I went to my poet friend Mohamed Abou Dema in his office, and he saw the signs of happiness on my face. I told him what had happened between me and the professor, and he said, "That's why I asked you to go to him alone."
I didn't have an ample number of poems to form a poetry collection to be published by the organization at the request of its president, so I thought of issuing a joint collection with my poet friend Abdelrahman Abdelmoula. We indeed chose its title "Two Sparrows Burning in the Sea" and had the introduction written by our friend, the poet Ahmed Soweilam. We submitted it to the professor's office, but he was not present during my second visit with Abdelrahman Abdelmoula, so we left it with the director of his office, Nazima.
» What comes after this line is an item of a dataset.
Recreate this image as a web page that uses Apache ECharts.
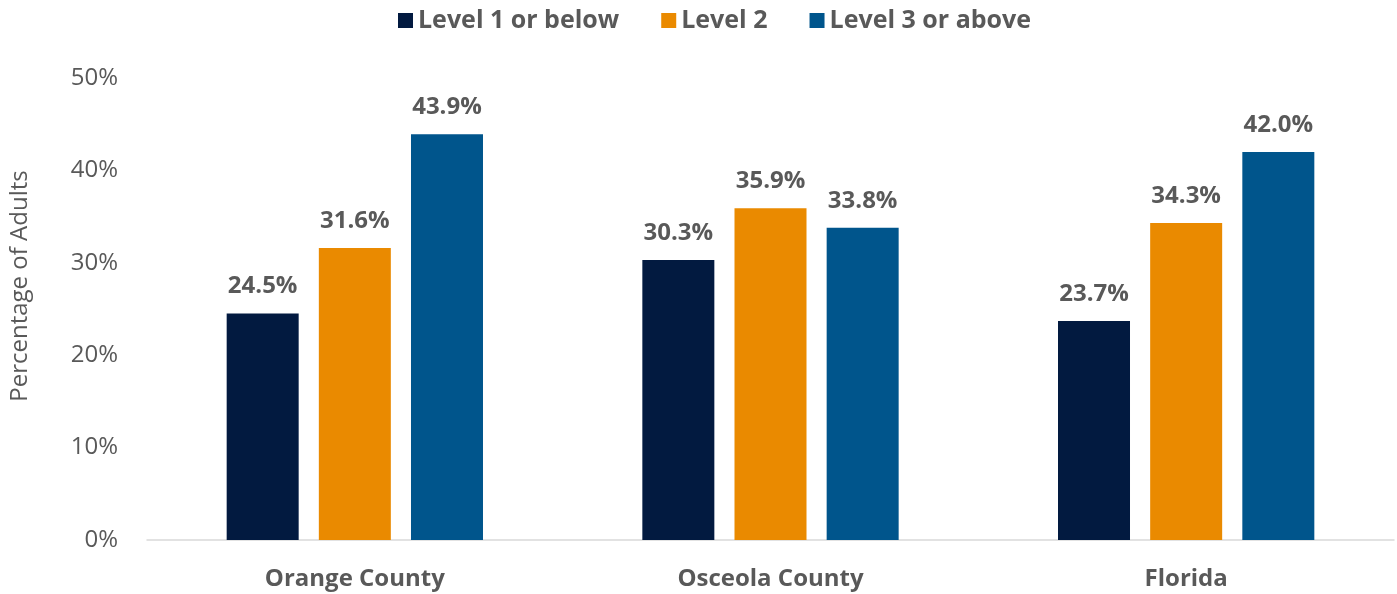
<!DOCTYPE html>
<html><head><meta charset="utf-8">
<script src="https://cdn.jsdelivr.net/npm/echarts@6/dist/echarts.min.js"></script>
<style>html,body{margin:0;padding:0;background:#fff}#c{width:1397px;height:594px}</style>
</head><body><div id="c"></div>
<script>
const categories = ['Orange County', 'Osceola County', 'Florida'];
const seriesNames = ['Level 1 or below', 'Level 2', 'Level 3 or above'];
const level1 = [24.5, 30.3, 23.7];
const level2 = [31.6, 35.9, 34.3];
const level3 = [43.9, 33.8, 42.0];
const colors = ['#021A40', '#EA8A00', '#00558C'];
const txt = '#595959';
const font = '"Open Sans", "Liberation Sans", sans-serif';

const chart = echarts.init(document.getElementById('c'), null, {renderer: 'canvas'});
const mk = (name, data, color) => ({
  name, type: 'bar', data, barWidth: 72, barGap: '28%',
  itemStyle: {color},
  label: {show: true, position: 'top', distance: 15, formatter: p => p.value.toFixed(1) + '%',
    color: txt, fontSize: 24, fontWeight: 'bold', fontFamily: font}
});
chart.setOption({
  animation: false,
  textStyle: {fontFamily: font},
  legend: {top: 3, left: 393, itemWidth: 15, itemHeight: 15, itemGap: 42,
    icon: 'rect', textStyle: {color: txt, fontSize: 25, fontWeight: 'bold', fontFamily: font},
    data: seriesNames},
  grid: {left: 147, right: 3, top: 78, bottom: 54, containLabel: false},
  xAxis: {type: 'category', data: categories,
    axisLine: {lineStyle: {color: '#D9D9D9', width: 1.5}}, axisTick: {show: false},
    axisLabel: {color: txt, fontSize: 24, fontWeight: 'bold', margin: 27, fontFamily: font}},
  yAxis: {type: 'value', min: 0, max: 50, interval: 10,
    name: 'Percentage of Adults', nameLocation: 'middle', nameGap: 115, nameRotate: 90,
    nameTextStyle: {color: txt, fontSize: 24, fontFamily: font, padding: [0, 0, 0, 46]},
    axisLabel: {formatter: v => v + '%', color: txt, fontSize: 24, margin: 29, fontFamily: font},
    splitLine: {show: false}, axisLine: {show: false}, axisTick: {show: false}},
  series: [mk(seriesNames[0], level1, colors[0]), mk(seriesNames[1], level2, colors[1]), mk(seriesNames[2], level3, colors[2])]
});
</script></body></html>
My second encounter with the poet Salah Abdel Sabour took place in Alexandria, where a significant symposium was organized for him at the Freedom Cultural Palace. After he recited some of his poems, the floor was opened for discussion with the audience of literary figures who filled the large hall (which was later named after Tawfiq al-Hakim, who passed away in 1987). I asked for the floor, and the symposium director (who seemed to be the Alexandrian poet Abdel Monem Al-Ansary) gave me the opportunity to speak. I introduced myself and informed the great poet that my friend, the poet Abdelrahman Abdelmoula, and I had left a manuscript of a collection titled "Two Sparrows Burning in the Sea" with his office director on a specific day. The poet was jotting down what I said on a piece of paper on the podium and promised me that he would look into the matter upon his return to Cairo.
Salah Abdel Sabour returned to Cairo, only for us to be shocked a few weeks later by the news of his death on August 13, 1981. The collection "Two Sparrows Burning in the Sea" remained in the obscurity of the various departments of the Egyptian General Book Organization for five years until it was finally published in 1986.